WHAT THIS TASK INVOLVES = Quote the data below in full, minus the images.

··· DATASET EXTRACT

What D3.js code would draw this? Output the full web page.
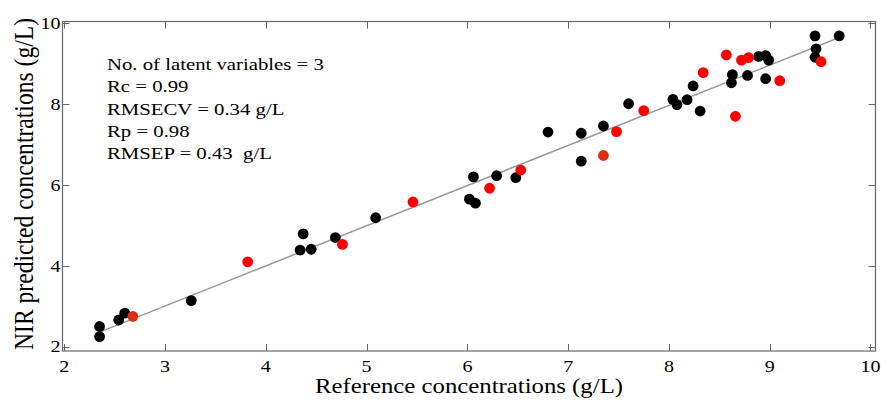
<!DOCTYPE html>
<html><head><meta charset="utf-8">
<script src="https://cdn.jsdelivr.net/npm/d3@7"></script>
<style>body{margin:0;background:#fff}svg{display:block}text{font-family:"Liberation Serif","Times New Roman",serif;fill:#000}</style>
</head><body><svg id="c" width="881" height="400"></svg>
<script>
const calX=[2.35,2.35,2.54,2.60,3.26,4.37,4.34,4.45,4.69,5.09,6.02,6.08,6.06,6.29,6.48,6.80,7.13,7.13,7.35,7.60,8.04,8.08,8.18,8.24,8.31,8.63,8.62,8.78,8.89,8.96,8.99,8.96,9.45,9.46,9.45,9.69];
const calY=[2.50,2.25,2.66,2.83,3.14,4.79,4.39,4.41,4.70,5.19,5.65,5.55,6.20,6.23,6.18,7.31,7.28,6.59,7.46,8.01,8.12,7.99,8.11,8.45,7.83,8.73,8.53,8.71,9.18,9.20,9.09,8.63,9.69,9.37,9.16,9.69];
const predX=[2.68,3.82,4.76,5.46,6.22,6.53,7.35,7.48,7.75,8.34,8.57,8.72,8.79,8.66,9.10,9.51];
const predY=[2.75,4.10,4.53,5.58,5.92,6.37,6.73,7.32,7.84,8.78,9.22,9.09,9.15,7.70,8.58,9.05];
const predShade=[1,0,0,0,0,0,1,0,0,0,0,0,0,0,0,0];
const lineX=[2.35,9.69];
const lineY=[2.36,9.65];
const xTicks=[2,3,4,5,6,7,8,9,10];
const yTicks=[2,4,6,8,10];
const statLines=["No. of latent variables = 3","Rc = 0.99","RMSECV = 0.34 g/L","Rp = 0.98","RMSEP = 0.43  g/L"];

const svg=d3.select("#c");
const L=62.5,R=875.5,T=21.5,B=351;
const SX=1.18;
const x=d3.scaleLinear().domain([1.982,10.05]).range([L,R]);
const y=d3.scaleLinear().domain([1.893,10.045]).range([B,T]);
const axCol="#666";
function htext(px,py,size,anchor,s){
  svg.append("g").attr("transform",`translate(${px},${py}) scale(${SX},1)`)
    .append("text").attr("text-anchor",anchor).attr("font-size",size).attr("xml:space","preserve").style("white-space","pre").text(s);
}
svg.append("rect").attr("x",L).attr("y",T).attr("width",R-L).attr("height",B-T).attr("fill","none").attr("stroke",axCol).attr("stroke-width",1.2);
const tl=7;
const g=svg.append("g");
xTicks.forEach(t=>{
  const px=Math.round(x(t))+0.5;
  g.append("line").attr("x1",px).attr("x2",px).attr("y1",B).attr("y2",B-tl).attr("stroke",axCol);
  g.append("line").attr("x1",px).attr("x2",px).attr("y1",T).attr("y2",T+tl).attr("stroke",axCol);
  htext(x(t),371.5,17,"middle",t);
});
yTicks.forEach(t=>{
  const py=Math.round(y(t))+0.5;
  g.append("line").attr("x1",L).attr("x2",L+tl).attr("y1",py).attr("y2",py).attr("stroke",axCol);
  g.append("line").attr("x1",R).attr("x2",R-tl).attr("y1",py).attr("y2",py).attr("stroke",axCol);
  htext(L-2,y(t)+5.8,17,"end",t);
});
svg.append("line").attr("x1",x(lineX[0])).attr("y1",y(lineY[0])).attr("x2",x(lineX[1])).attr("y2",y(lineY[1])).attr("stroke","#999").attr("stroke-width",1.5);
svg.append("g").selectAll("circle").data(calX.map((v,i)=>[v,calY[i]])).join("circle")
  .attr("cx",d=>x(d[0])).attr("cy",d=>y(d[1])).attr("r",5.4).attr("fill","#000");
svg.append("g").selectAll("circle").data(predX.map((v,i)=>[v,predY[i],predShade[i]])).join("circle")
  .attr("cx",d=>x(d[0])).attr("cy",d=>y(d[1])).attr("r",5.4).attr("fill",d=>d[2]?"#d83010":"#ff0000");
statLines.forEach((s,i)=>htext(107,70+i*22.3,17.6,"start",s));
htext((L+R)/2,393,21,"middle","Reference concentrations (g/L)");
svg.append("text").attr("transform",`translate(33,${184}) scale(1.2,1) rotate(-90)`).attr("text-anchor","middle").attr("font-size",23.6).text("NIR predicted concentrations (g/L)");
</script></body></html>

······

EXERCISE ANSWER =
What D3.js code would draw this? Output the full web page.
<!DOCTYPE html>
<html><head><meta charset="utf-8">
<script src="https://cdn.jsdelivr.net/npm/d3@7"></script>
<style>body{margin:0;background:#fff}svg{display:block}text{font-family:"Liberation Serif","Times New Roman",serif;fill:#000}</style>
</head><body><svg id="c" width="881" height="400"></svg>
<script>
const calX=[2.35,2.35,2.54,2.60,3.26,4.37,4.34,4.45,4.69,5.09,6.02,6.08,6.06,6.29,6.48,6.80,7.13,7.13,7.35,7.60,8.04,8.08,8.18,8.24,8.31,8.63,8.62,8.78,8.89,8.96,8.99,8.96,9.45,9.46,9.45,9.69];
const calY=[2.50,2.25,2.66,2.83,3.14,4.79,4.39,4.41,4.70,5.19,5.65,5.55,6.20,6.23,6.18,7.31,7.28,6.59,7.46,8.01,8.12,7.99,8.11,8.45,7.83,8.73,8.53,8.71,9.18,9.20,9.09,8.63,9.69,9.37,9.16,9.69];
const predX=[2.68,3.82,4.76,5.46,6.22,6.53,7.35,7.48,7.75,8.34,8.57,8.72,8.79,8.66,9.10,9.51];
const predY=[2.75,4.10,4.53,5.58,5.92,6.37,6.73,7.32,7.84,8.78,9.22,9.09,9.15,7.70,8.58,9.05];
const predShade=[1,0,0,0,0,0,1,0,0,0,0,0,0,0,0,0];
const lineX=[2.35,9.69];
const lineY=[2.36,9.65];
const xTicks=[2,3,4,5,6,7,8,9,10];
const yTicks=[2,4,6,8,10];
const statLines=["No. of latent variables = 3","Rc = 0.99","RMSECV = 0.34 g/L","Rp = 0.98","RMSEP = 0.43  g/L"];

const svg=d3.select("#c");
const L=62.5,R=875.5,T=21.5,B=351;
const SX=1.18;
const x=d3.scaleLinear().domain([1.982,10.05]).range([L,R]);
const y=d3.scaleLinear().domain([1.893,10.045]).range([B,T]);
const axCol="#666";
function htext(px,py,size,anchor,s){
  svg.append("g").attr("transform",`translate(${px},${py}) scale(${SX},1)`)
    .append("text").attr("text-anchor",anchor).attr("font-size",size).attr("xml:space","preserve").style("white-space","pre").text(s);
}
svg.append("rect").attr("x",L).attr("y",T).attr("width",R-L).attr("height",B-T).attr("fill","none").attr("stroke",axCol).attr("stroke-width",1.2);
const tl=7;
const g=svg.append("g");
xTicks.forEach(t=>{
  const px=Math.round(x(t))+0.5;
  g.append("line").attr("x1",px).attr("x2",px).attr("y1",B).attr("y2",B-tl).attr("stroke",axCol);
  g.append("line").attr("x1",px).attr("x2",px).attr("y1",T).attr("y2",T+tl).attr("stroke",axCol);
  htext(x(t),371.5,17,"middle",t);
});
yTicks.forEach(t=>{
  const py=Math.round(y(t))+0.5;
  g.append("line").attr("x1",L).attr("x2",L+tl).attr("y1",py).attr("y2",py).attr("stroke",axCol);
  g.append("line").attr("x1",R).attr("x2",R-tl).attr("y1",py).attr("y2",py).attr("stroke",axCol);
  htext(L-2,y(t)+5.8,17,"end",t);
});
svg.append("line").attr("x1",x(lineX[0])).attr("y1",y(lineY[0])).attr("x2",x(lineX[1])).attr("y2",y(lineY[1])).attr("stroke","#999").attr("stroke-width",1.5);
svg.append("g").selectAll("circle").data(calX.map((v,i)=>[v,calY[i]])).join("circle")
  .attr("cx",d=>x(d[0])).attr("cy",d=>y(d[1])).attr("r",5.4).attr("fill","#000");
svg.append("g").selectAll("circle").data(predX.map((v,i)=>[v,predY[i],predShade[i]])).join("circle")
  .attr("cx",d=>x(d[0])).attr("cy",d=>y(d[1])).attr("r",5.4).attr("fill",d=>d[2]?"#d83010":"#ff0000");
statLines.forEach((s,i)=>htext(107,70+i*22.3,17.6,"start",s));
htext((L+R)/2,393,21,"middle","Reference concentrations (g/L)");
svg.append("text").attr("transform",`translate(33,${184}) scale(1.2,1) rotate(-90)`).attr("text-anchor","middle").attr("font-size",23.6).text("NIR predicted concentrations (g/L)");
</script></body></html>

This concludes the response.